March 27, 2026 Industry news
The UK government has confirmed that e-invoicing is set to become mandatory for VAT-registered businesses from 1 April 2029, subject to the implementation approach set out in the Budget 2026 roadmap. If your organisation issues VAT invoices, this change will affect how you exchange invoice data with customers and suppliers.
It is worth being clear about what e-invoicing actually means in this context. It is not simply sending a PDF by email. The mandate requires the exchange of structured invoice data directly between financial or accounting systems, enabling invoices to be processed automatically without manual handling.
Formats such as PDF, Word, HTML, scanned images and files processed through optical character recognition do not qualify under the government’s definition. The shift is from invoices as documents to invoices as structured, machine-readable data. That distinction matters because it changes not just how invoices are sent, but how the whole process of raising, receiving and reconciling them works. For many organisations, it will require a more fundamental rethink of finance operations than the headline date might suggest.
Who is affected?
The mandate is built around VAT-relevant transactions. VAT-registered businesses that issue VAT invoices to other businesses (B2B) or to the public sector (B2G) are expected to be in scope from April 2029.

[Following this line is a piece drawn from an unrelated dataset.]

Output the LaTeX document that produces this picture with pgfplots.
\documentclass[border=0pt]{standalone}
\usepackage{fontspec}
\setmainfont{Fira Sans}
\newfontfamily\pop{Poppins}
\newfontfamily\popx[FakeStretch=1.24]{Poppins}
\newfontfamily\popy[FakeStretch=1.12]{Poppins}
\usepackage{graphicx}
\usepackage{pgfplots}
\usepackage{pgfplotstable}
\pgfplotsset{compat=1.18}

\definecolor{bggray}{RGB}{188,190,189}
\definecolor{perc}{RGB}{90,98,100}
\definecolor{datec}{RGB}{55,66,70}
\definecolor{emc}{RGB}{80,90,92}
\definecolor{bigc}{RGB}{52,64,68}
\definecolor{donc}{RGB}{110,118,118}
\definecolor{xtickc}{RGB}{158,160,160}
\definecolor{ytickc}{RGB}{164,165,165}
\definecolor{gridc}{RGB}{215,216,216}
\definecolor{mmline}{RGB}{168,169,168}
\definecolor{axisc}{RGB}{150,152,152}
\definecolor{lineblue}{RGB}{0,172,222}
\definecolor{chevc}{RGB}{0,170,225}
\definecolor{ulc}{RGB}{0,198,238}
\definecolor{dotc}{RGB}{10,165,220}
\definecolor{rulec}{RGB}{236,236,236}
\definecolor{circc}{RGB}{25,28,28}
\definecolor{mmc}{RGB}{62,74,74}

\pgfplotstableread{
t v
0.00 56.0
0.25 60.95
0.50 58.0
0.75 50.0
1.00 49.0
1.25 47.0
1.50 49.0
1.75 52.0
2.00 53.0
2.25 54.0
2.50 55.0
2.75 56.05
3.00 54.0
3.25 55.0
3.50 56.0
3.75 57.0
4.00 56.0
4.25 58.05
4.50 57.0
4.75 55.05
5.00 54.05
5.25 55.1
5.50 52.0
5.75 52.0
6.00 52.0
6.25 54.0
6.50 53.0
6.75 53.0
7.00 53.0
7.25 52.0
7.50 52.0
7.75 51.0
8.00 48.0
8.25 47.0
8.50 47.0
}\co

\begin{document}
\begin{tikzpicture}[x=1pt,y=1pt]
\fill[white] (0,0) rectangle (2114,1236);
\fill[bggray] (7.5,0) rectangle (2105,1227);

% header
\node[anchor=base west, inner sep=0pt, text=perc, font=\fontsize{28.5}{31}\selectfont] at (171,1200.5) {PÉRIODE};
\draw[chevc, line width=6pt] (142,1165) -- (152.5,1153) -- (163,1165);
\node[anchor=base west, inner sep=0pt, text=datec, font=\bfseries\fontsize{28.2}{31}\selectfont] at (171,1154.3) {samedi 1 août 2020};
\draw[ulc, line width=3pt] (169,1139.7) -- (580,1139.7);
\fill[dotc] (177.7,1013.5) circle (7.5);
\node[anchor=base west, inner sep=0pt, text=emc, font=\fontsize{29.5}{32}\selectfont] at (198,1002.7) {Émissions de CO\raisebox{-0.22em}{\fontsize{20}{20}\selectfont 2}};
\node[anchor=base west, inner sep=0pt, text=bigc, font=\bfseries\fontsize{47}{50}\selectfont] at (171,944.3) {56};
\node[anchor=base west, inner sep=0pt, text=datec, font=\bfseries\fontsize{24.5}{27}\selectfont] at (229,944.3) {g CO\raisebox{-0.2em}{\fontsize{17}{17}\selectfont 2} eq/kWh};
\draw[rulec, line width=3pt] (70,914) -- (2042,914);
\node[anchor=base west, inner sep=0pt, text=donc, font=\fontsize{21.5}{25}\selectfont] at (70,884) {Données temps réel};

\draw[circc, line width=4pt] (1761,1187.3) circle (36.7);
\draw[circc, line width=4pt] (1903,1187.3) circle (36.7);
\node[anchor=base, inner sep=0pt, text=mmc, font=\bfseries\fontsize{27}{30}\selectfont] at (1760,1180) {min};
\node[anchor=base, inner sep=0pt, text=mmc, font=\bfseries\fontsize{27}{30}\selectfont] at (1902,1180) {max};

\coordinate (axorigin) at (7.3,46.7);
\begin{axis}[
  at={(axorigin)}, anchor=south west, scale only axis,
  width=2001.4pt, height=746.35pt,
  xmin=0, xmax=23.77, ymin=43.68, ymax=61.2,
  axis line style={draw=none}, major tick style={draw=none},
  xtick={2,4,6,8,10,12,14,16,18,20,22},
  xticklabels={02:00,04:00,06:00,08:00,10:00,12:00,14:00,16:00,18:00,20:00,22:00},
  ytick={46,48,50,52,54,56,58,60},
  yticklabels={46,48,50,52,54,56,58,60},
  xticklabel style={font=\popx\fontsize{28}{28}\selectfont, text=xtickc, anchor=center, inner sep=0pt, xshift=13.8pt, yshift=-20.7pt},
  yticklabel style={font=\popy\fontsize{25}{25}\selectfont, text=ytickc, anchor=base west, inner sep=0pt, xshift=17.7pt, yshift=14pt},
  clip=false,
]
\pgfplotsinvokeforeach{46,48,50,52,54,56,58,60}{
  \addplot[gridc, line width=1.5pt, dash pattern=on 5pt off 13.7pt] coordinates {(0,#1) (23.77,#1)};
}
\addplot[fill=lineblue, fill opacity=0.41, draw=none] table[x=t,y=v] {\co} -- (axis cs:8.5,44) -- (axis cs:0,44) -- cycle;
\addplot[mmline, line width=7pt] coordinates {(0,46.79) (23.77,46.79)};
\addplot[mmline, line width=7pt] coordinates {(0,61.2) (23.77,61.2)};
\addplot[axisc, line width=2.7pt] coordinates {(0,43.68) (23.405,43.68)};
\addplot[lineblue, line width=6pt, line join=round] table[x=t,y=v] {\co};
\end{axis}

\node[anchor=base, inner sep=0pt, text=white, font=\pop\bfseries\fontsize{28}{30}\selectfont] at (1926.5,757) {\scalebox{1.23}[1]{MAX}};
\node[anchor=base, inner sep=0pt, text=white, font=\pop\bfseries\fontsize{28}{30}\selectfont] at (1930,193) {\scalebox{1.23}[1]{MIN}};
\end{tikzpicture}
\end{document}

The detailed scope, including how it applies to overseas suppliers, will be confirmed in the government’s Budget 2026 implementation roadmap.
Businesses that do not issue VAT invoices are less likely to face a direct legal obligation, though they may still be affected indirectly as e-invoicing becomes standard practice across trading relationships.
Key dates to remember
The current timeline for implementation is as follows:
- From January 2026: the government works with stakeholders to co-design the technical and operational approach
- Budget 2026: the government commits to publish a full implementation roadmap, setting out technical standards and transitional arrangements
- 2027 to 2028: businesses prepare internal systems, clean master data, and establish standards-based connectivity
- From 1 April 2029: VAT invoices issued by VAT-registered businesses for B2B and B2G transactions must be structured e-invoices
Whether the transition will be a full switch-on or phased rollout is yet to be confirmed but Budget 2026 roadmap should clarify this.
How the exchange model works
SEEBURGER’s white paper explores the likely technical architecture in some detail. The government has indicated a preference for a decentralised, four-corner model, where businesses exchange invoices through their own software providers or networks rather than routing everything through a central government platform.
In practice, a supplier’s software provider issues a structured invoice, which passes through to the customer’s software provider for automatic receipt and processing. Businesses connect once through their chosen provider and can transact with many trading partners, without building separate integrations for each relationship.
The government has not yet mandated a specific technical standard, but Peppol has been referenced as an example of standards-based exchange.
The NHS already uses Peppol for B2G invoicing and the public sector has been required to accept e-invoices compliant with the European standard EN16931 since 2019.
Why data quality matters
One of the key points the whitepaper raises is that technical readiness alone is not enough. For e-invoicing to work at scale, the data on invoices needs to be consistent, accurate, and interpretable by both parties’ systems.
Invoices reference core business information, including buyers, sellers, delivery and billing locations, products and services, and related orders. If that data is inconsistent or ambiguous, invoices are more likely to fail automated validation, require manual intervention, or create downstream issues in finance and supply chain systems. In practice, this often comes down to whether trading partners are using the same identifiers to refer to the same things. A location referenced one way in an order and another way on an invoice, or a product identified differently across systems, can be enough to break an automated process. Cleaning up that data before 2029 is as important as choosing the right software.
This is where GS1 standards have a role to play. They provide a common language for identifying and referencing the business data that already appears on invoices and across related processes. In an e-invoicing context, they can help organisations identify trading partners and locations consistently, reference products and services in a structured and unambiguous way, align invoice data with ordering and supply chain information and support interoperability across systems, sectors and borders. That role applies regardless of which compliant platform or network a business uses.
The case beyond compliance
SEEBURGER’s white paper is clear that the mandate is not just a regulatory hurdle.
Structured, system-to-system invoicing is associated with faster payment cycles, fewer processing errors, reduced administrative burden for finance teams and stronger audit trails.
Many organisations currently handle digital invoices in ways that still behave like paper, with attachments that need opening, portals that require logging in, manual checks before posting. E-invoicing removes that friction at the point of exchange.